Because the underlying image layers are immutable, deleting files requires special mechanics. If a process running in the container deletes a file that originated from a lower read-only branch, the union filesystem must ensure that the directory entry never appears again in the merged namespace. This is achieved using two primary mechanisms:

1. Whiteouts: A whiteout is a special directory entry (often with a reserved name like .wh.<filename>) created in the upper writable branch. This marker actively covers up and hides all entries of that particular name from the lower read-only branches.
2. Opaque Directories: An opaque directory operates similarly but at the directory level. It acts as a shield that prevents any part of the namespace from the lower branches from showing through from that directory downwards.

The Copy-on-Write (CoW) Mechanism

The interaction between the read-only image layers and the upper writable layer is governed by a Copy-on-Write (CoW) strategy.

Because the underlying image branches cannot be changed, any modifications must be intercepted. When a file on a read-only branch is altered by the container, it must first be "copied up" to the writable branch. This copy-up operation is triggered by the kernel either when the file is opened with write permissions, or the instant the first write to the file's data or metadata occurs.

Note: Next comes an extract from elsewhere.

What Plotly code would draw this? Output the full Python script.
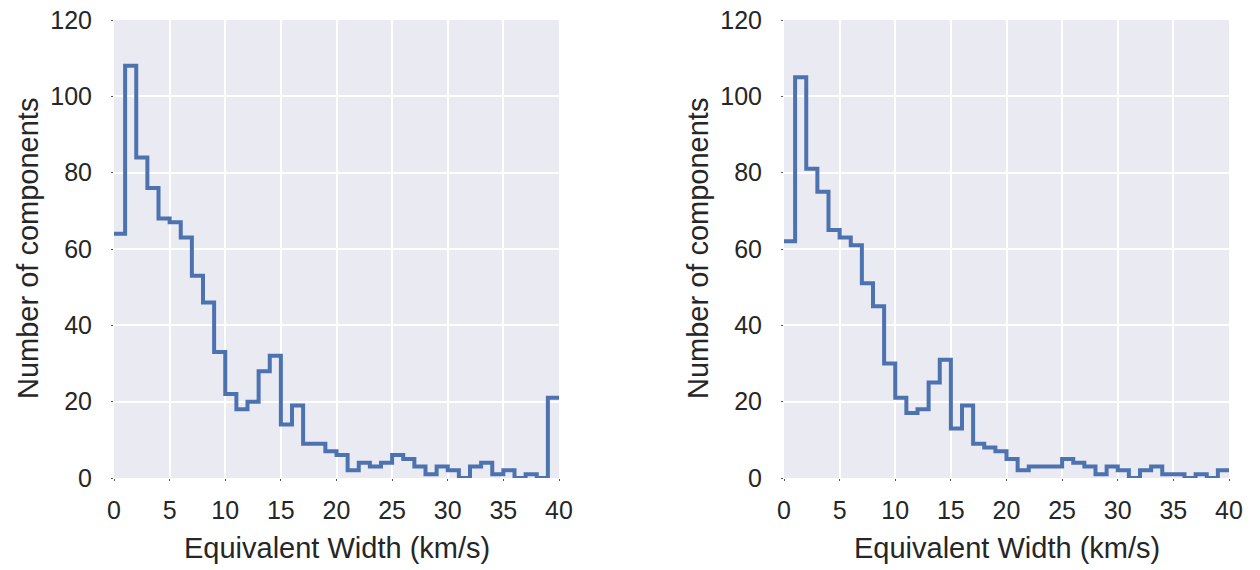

Once the file is copied into the upper writable layer, the container modifies this newly copied version. Any subsequent writes to that filesystem hierarchy affect what the process views, but the original file in the lower image layer remains completely untouched.

Operational Workflows and Disk Pressure

Understanding this filesystem architecture directly impacts how you configure local ephemeral storage and manage node health in a Kubernetes cluster:

• Data Loss on Crash: On-disk files in a container's writable layer are entirely ephemeral. If a container crashes or is stopped, its state is not saved. All files created or modified during the lifetime of the container are permanently lost when the kubelet restarts the container with a clean state.
• Disk Pressure and Eviction: The kubelet actively tracks the amount of local ephemeral storage consumed by writeable container layers and the underlying container images. Kubernetes nodes can be configured to split these filesystems: a nodefs for the main filesystem, an optional imagefs dedicated strictly to container images (the read-only layers), and an optional containerfs dedicated to the writeable layers.
• Performance Implications: If an application heavily utilizes the Copy-on-Write mechanism (for example, constantly modifying large files that originated in the read-only image, or writing excessive logs to its root filesystem), it will rapidly consume the node's disk space. If a container's writable layer usage exceeds its configured storage limit, the kubelet will mark the Pod for eviction to protect the node from disk pressure.

Because of the performance overhead of copying files between layers and the risk of triggering node evictions, the standard architectural best practice is to avoid writing application data to the container's local filesystem. Instead, workloads should utilize Kubernetes Volumes (such as emptyDir or PersistentVolumeClaims), which completely bypass the container runtime's union filesystem and provide native disk performance that is safe across container restarts.